Imagine a handful of companies which own every piece of infrastructure in your city. One company owns every road, every sign, every map. Thats their platform: they decide which streets are visible and where traffic flows. That is the state of the internet today. A few companies with quasi-monopolistic standing that set the rules for the entire web. Long gone is the dream of a decentralised democratic “sharing economy” — the reality is a “platform economy”, where platforms like Amazon, Instagram, or the App Store can decide who and what is relevant.
But is there another way? Can we build platforms that internalise the early ideas of the internet — a decentralised network of information and commerce?
That was the leading question of the paper by Fabian Stiehle, Markus Funke, Patricia Lago, Ingo Weber: Designing Value-Based Platforms: Architectural Strategies Derived from the Digital Markets Act, which was accepted as a short paper at ICSA 2026. A Preprint is available here.
The EUs Digital Markets Act provides a first judicial attempt to bear with the consequences of the anti-competitive markets these platforms have created.
However, what does this mean for the architecture of platforms? Can the DMA guide platform design?
From a system design or broader technical perspective, the implications of the DMA have not been studied so far. Using systematic methods from qualitative coding and thematic analysis, they investigated the DMA from a technical perspective and derived eight high-level design strategies that serve as fundamental approaches towards design goals like ‘fair practice’, or ‘user choice’ (as envisioned by the DMA). They also investigated how compliance with the DMA has been achieved.

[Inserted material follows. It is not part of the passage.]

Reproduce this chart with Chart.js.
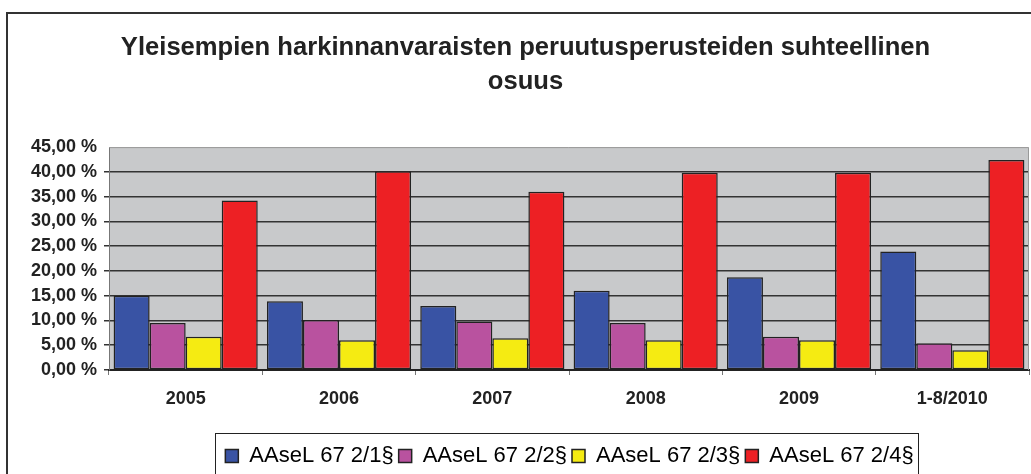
<!DOCTYPE html>
<html>
<head>
<meta charset="utf-8">
<script src="https://cdn.jsdelivr.net/npm/chart.js@4/dist/chart.umd.min.js"></script>
<style>
  html, body { margin: 0; padding: 0; background: #fff; }
  #wrap { width: 1031px; height: 474px; position: relative; }
</style>
</head>
<body>
<div id="wrap"><canvas id="c" width="1031" height="474"></canvas></div>
<script>
const categories = ['2005', '2006', '2007', '2008', '2009', '1-8/2010'];
const seriesNames = ['AAseL 67 2/1§', 'AAseL 67 2/2§', 'AAseL 67 2/3§', 'AAseL 67 2/4§'];
const s1 = [15.0, 13.9, 12.9, 16.0, 18.7, 23.9];
const s2 = [9.5, 10.1, 9.8, 9.5, 6.7, 5.4];
const s3 = [6.7, 6.0, 6.4, 6.0, 6.0, 4.0];
const s4 = [34.2, 40.1, 36.0, 39.8, 39.8, 42.4];
const seriesColors = ['#3953a4', '#b9529f', '#f5eb12', '#ed2024'];
const yTicks = [0, 5, 10, 15, 20, 25, 30, 35, 40, 45];
const titleLines = ['Yleisempien harkinnanvaraisten peruutusperusteiden suhteellinen', 'osuus'];

const FONT = 'Arial, "Liberation Sans", Helvetica, sans-serif';

const frame = {
  id: 'frame',
  afterLayout(chart) {
    const lg = chart.legend;
    if (lg) {
      lg.left += 44; lg.right += 44;
      lg.top += 3; lg.bottom += 3;
    }
  },
  beforeDraw(chart) {
    const {ctx, chartArea: a} = chart;
    ctx.save();
    ctx.fillStyle = '#c8c9cb';
    ctx.fillRect(a.left, a.top, a.right - a.left, a.bottom - a.top);
    ctx.restore();
  },
  afterDraw(chart) {
    const {ctx, chartArea: a} = chart;
    ctx.save();
    ctx.strokeStyle = '#333';
    ctx.lineWidth = 2;
    ctx.beginPath();
    ctx.moveTo(7, 474);
    ctx.lineTo(7, 13);
    ctx.lineTo(1031, 13);
    ctx.stroke();
    ctx.strokeStyle = '#999';
    ctx.lineWidth = 1;
    ctx.beginPath();
    ctx.moveTo(a.left, a.top + 0.5);
    ctx.lineTo(a.right - 0.5, a.top + 0.5);
    ctx.lineTo(a.right - 0.5, a.bottom);
    ctx.stroke();
    const lg = chart.legend;
    if (lg && lg.legendHitBoxes && lg.legendHitBoxes.length) {
      let l = Infinity, r = -Infinity, t = Infinity;
      lg.legendHitBoxes.forEach(b => { l = Math.min(l, b.left); r = Math.max(r, b.left + b.width); t = Math.min(t, b.top); });
      ctx.strokeStyle = '#222';
      ctx.lineWidth = 1;
      const top = Math.round(t - 12) + 0.5;
      ctx.strokeRect(Math.round(l) - 9.5, top, Math.round(r - l) + 15, 474 - top + 5);
    }
    ctx.restore();
  }
};

new Chart(document.getElementById('c'), {
  type: 'bar',
  data: {
    labels: categories,
    datasets: [s1, s2, s3, s4].map((d, i) => ({
      label: seriesNames[i],
      data: d,
      backgroundColor: seriesColors[i],
      borderColor: '#222',
      borderWidth: 1.5,
      borderSkipped: false,
      categoryPercentage: 0.94,
      barPercentage: 1.0
    }))
  },
  options: {
    responsive: false,
    animation: false,
    devicePixelRatio: 1,
    layout: { padding: { left: 22, right: 2, top: 31, bottom: 0 } },
    plugins: {
      title: {
        display: true,
        text: titleLines,
        color: '#222',
        font: { family: FONT, size: 25.6, weight: 'bold', lineHeight: 1.33 },
        padding: { top: 0, bottom: 48 }
      },
      legend: {
        position: 'bottom',
        labels: {
          color: '#222',
          font: { family: FONT, size: 22 },
          boxWidth: 13,
          boxHeight: 13,
          padding: 5,
          generateLabels(chart) {
            return chart.data.datasets.map((ds, i) => ({
              text: ds.label,
              fillStyle: ds.backgroundColor,
              strokeStyle: '#222',
              lineWidth: 1.5,
              datasetIndex: i,
              hidden: false
            }));
          }
        }
      },
      tooltip: { enabled: false }
    },
    scales: {
      x: {
        grid: { display: true, drawOnChartArea: false, drawTicks: true, offset: true, tickLength: 5, color: '#777' },
        border: { display: true, color: '#222', width: 2 },
        ticks: { color: '#222', font: { family: FONT, size: 18, weight: 'bold' }, padding: 13 },
        afterFit(scale) { scale.height = 67; }
      },
      y: {
        min: 0, max: 45,
        afterBuildTicks(scale) { scale.ticks = yTicks.map(v => ({ value: v })); },
        grid: { color: (c) => c.tick && c.tick.value === 45 ? 'rgba(0,0,0,0)' : '#333', lineWidth: 1.5, tickLength: 5, drawTicks: true },
        border: { display: true, color: '#777', width: 1 },
        ticks: {
          autoSkip: false,
          color: '#222',
          font: { family: FONT, size: 18, weight: 'bold' },
          padding: 7,
          callback: (v) => v.toFixed(2).replace('.', ',') + ' %'
        },
        afterFit(scale) { scale.width = 87; }
      }
    }
  },
  plugins: [frame]
});
</script>
</body>
</html>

While the DMA obligations challenge existing platform designs, they also create new opportunities for designing services within these huge ecosystems. Thus both the strategies are discussed.
This work is a first step towards filling this pressing gap in the architecture of platform ecosystems, i.e., how to incorporate abstract human values—like fairness—in their architecture.
We wish to congratulate Fabian Stiehle, Markus Funke, Patricia Lago and Ingo Weber on their upcoming publication and presentation at the ICSA 2026.
The research is partially funded by the Network Institute, Vrije Universiteit Amsterdam through the Network Institute Research Visit program that hosted Fabian Stiehle in 2025.